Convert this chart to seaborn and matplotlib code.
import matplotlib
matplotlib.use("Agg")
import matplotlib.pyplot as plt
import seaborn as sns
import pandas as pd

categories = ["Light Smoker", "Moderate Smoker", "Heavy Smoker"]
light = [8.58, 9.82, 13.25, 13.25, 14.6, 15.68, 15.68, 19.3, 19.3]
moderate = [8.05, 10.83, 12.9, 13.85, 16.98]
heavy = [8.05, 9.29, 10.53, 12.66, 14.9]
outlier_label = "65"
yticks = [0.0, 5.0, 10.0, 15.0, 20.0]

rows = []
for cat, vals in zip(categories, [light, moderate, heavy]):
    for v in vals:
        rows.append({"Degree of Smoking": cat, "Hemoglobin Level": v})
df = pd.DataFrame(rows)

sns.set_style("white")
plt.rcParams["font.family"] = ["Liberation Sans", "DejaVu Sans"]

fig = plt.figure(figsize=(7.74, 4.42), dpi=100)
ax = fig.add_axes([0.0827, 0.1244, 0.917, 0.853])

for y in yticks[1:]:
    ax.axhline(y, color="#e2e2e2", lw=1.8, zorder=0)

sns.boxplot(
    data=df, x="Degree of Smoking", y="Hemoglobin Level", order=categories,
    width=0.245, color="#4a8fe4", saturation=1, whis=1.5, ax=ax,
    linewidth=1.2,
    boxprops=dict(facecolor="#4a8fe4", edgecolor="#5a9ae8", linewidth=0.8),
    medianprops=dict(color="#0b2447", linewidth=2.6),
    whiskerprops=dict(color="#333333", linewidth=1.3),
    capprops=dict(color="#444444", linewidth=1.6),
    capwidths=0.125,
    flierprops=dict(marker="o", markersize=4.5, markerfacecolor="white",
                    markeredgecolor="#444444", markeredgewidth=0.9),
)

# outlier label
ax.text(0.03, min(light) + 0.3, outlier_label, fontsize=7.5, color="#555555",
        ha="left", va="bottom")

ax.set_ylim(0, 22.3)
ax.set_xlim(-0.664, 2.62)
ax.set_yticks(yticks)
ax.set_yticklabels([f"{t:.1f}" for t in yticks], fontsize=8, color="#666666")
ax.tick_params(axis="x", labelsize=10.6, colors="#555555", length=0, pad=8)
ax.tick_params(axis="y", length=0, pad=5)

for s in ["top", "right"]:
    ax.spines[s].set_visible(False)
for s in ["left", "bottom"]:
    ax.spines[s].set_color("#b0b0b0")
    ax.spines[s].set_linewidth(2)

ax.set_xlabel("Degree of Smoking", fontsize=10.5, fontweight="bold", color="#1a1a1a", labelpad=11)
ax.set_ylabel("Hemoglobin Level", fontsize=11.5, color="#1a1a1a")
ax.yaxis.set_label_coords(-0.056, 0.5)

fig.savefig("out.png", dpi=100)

> [Problem]
Extract the lines above, from the first one through the one containing "import pandas as pd", and return only those, unchanged.

> [Written reply]
Convert this chart to seaborn and matplotlib code.
import matplotlib
matplotlib.use("Agg")
import matplotlib.pyplot as plt
import seaborn as sns
import pandas as pd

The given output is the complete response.